■ Exercise objective:
Leave the pictures out and quote every line from the start of the listing to the line with "ax = fig.add_axes([138", inclusive.

■ Raw data:
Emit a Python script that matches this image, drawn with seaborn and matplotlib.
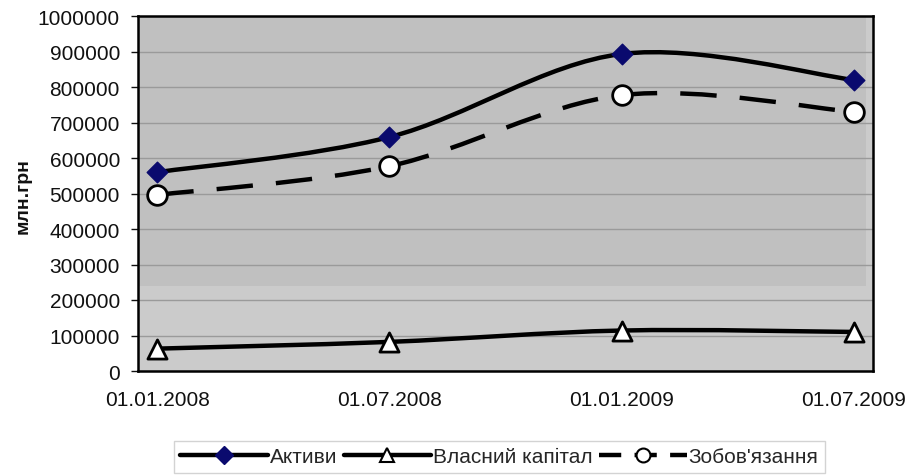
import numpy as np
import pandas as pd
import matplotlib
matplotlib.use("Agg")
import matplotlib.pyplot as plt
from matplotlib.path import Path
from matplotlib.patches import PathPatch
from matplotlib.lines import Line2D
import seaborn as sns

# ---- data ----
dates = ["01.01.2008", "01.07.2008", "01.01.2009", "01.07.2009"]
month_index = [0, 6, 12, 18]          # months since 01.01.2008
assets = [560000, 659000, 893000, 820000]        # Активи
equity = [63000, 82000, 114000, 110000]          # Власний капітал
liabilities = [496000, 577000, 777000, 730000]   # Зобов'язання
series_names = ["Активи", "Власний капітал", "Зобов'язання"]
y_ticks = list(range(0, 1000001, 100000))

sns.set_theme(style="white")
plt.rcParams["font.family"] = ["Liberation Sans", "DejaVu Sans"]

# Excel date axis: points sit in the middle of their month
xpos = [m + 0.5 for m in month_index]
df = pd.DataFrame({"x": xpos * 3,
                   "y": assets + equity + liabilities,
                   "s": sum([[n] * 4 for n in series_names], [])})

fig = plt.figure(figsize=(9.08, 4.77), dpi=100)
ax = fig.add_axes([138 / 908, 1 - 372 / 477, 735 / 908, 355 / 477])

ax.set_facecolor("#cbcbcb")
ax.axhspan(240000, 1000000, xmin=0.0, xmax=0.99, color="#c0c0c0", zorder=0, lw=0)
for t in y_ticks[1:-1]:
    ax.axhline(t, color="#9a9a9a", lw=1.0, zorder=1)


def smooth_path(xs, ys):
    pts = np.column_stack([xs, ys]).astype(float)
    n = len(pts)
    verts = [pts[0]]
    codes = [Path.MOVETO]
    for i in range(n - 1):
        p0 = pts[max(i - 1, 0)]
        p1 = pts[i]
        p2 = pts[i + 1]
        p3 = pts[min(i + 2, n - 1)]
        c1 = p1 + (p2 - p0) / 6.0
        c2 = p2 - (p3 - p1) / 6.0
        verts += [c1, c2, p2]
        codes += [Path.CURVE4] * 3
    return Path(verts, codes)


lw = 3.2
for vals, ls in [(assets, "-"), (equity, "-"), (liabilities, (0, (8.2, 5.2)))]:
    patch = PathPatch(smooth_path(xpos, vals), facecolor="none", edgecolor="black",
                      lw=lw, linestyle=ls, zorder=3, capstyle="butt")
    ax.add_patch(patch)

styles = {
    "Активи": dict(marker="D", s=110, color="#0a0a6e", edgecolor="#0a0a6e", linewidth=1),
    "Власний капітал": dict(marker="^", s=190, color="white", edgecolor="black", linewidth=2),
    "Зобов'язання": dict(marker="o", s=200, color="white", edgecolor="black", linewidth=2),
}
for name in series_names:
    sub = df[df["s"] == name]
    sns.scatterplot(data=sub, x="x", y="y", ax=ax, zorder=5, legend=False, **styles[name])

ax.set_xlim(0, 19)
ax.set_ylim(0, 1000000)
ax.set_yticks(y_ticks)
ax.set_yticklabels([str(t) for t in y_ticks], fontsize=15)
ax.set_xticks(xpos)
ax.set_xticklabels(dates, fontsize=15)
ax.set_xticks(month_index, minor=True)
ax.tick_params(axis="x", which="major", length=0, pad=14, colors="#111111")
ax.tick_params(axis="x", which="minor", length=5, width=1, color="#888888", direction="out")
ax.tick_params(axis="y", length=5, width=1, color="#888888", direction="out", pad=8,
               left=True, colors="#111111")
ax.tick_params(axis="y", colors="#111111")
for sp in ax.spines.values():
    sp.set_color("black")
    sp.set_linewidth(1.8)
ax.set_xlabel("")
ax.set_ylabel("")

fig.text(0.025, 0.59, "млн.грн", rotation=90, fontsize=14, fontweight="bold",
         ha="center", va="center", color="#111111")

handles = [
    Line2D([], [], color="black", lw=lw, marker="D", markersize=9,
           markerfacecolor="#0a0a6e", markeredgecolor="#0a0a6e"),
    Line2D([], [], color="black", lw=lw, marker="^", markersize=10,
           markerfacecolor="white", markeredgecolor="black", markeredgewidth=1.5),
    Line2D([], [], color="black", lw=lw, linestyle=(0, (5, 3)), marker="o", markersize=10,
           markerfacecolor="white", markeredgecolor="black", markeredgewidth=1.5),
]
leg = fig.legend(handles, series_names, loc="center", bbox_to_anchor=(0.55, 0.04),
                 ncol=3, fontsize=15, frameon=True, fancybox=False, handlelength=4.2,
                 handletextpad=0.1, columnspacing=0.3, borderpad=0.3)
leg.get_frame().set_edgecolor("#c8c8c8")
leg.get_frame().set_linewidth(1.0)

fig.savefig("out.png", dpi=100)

■ Output of the task:
Emit a Python script that matches this image, drawn with seaborn and matplotlib.
import numpy as np
import pandas as pd
import matplotlib
matplotlib.use("Agg")
import matplotlib.pyplot as plt
from matplotlib.path import Path
from matplotlib.patches import PathPatch
from matplotlib.lines import Line2D
import seaborn as sns

# ---- data ----
dates = ["01.01.2008", "01.07.2008", "01.01.2009", "01.07.2009"]
month_index = [0, 6, 12, 18]          # months since 01.01.2008
assets = [560000, 659000, 893000, 820000]        # Активи
equity = [63000, 82000, 114000, 110000]          # Власний капітал
liabilities = [496000, 577000, 777000, 730000]   # Зобов'язання
series_names = ["Активи", "Власний капітал", "Зобов'язання"]
y_ticks = list(range(0, 1000001, 100000))

sns.set_theme(style="white")
plt.rcParams["font.family"] = ["Liberation Sans", "DejaVu Sans"]

# Excel date axis: points sit in the middle of their month
xpos = [m + 0.5 for m in month_index]
df = pd.DataFrame({"x": xpos * 3,
                   "y": assets + equity + liabilities,
                   "s": sum([[n] * 4 for n in series_names], [])})

fig = plt.figure(figsize=(9.08, 4.77), dpi=100)
ax = fig.add_axes([138 / 908, 1 - 372 / 477, 735 / 908, 355 / 477])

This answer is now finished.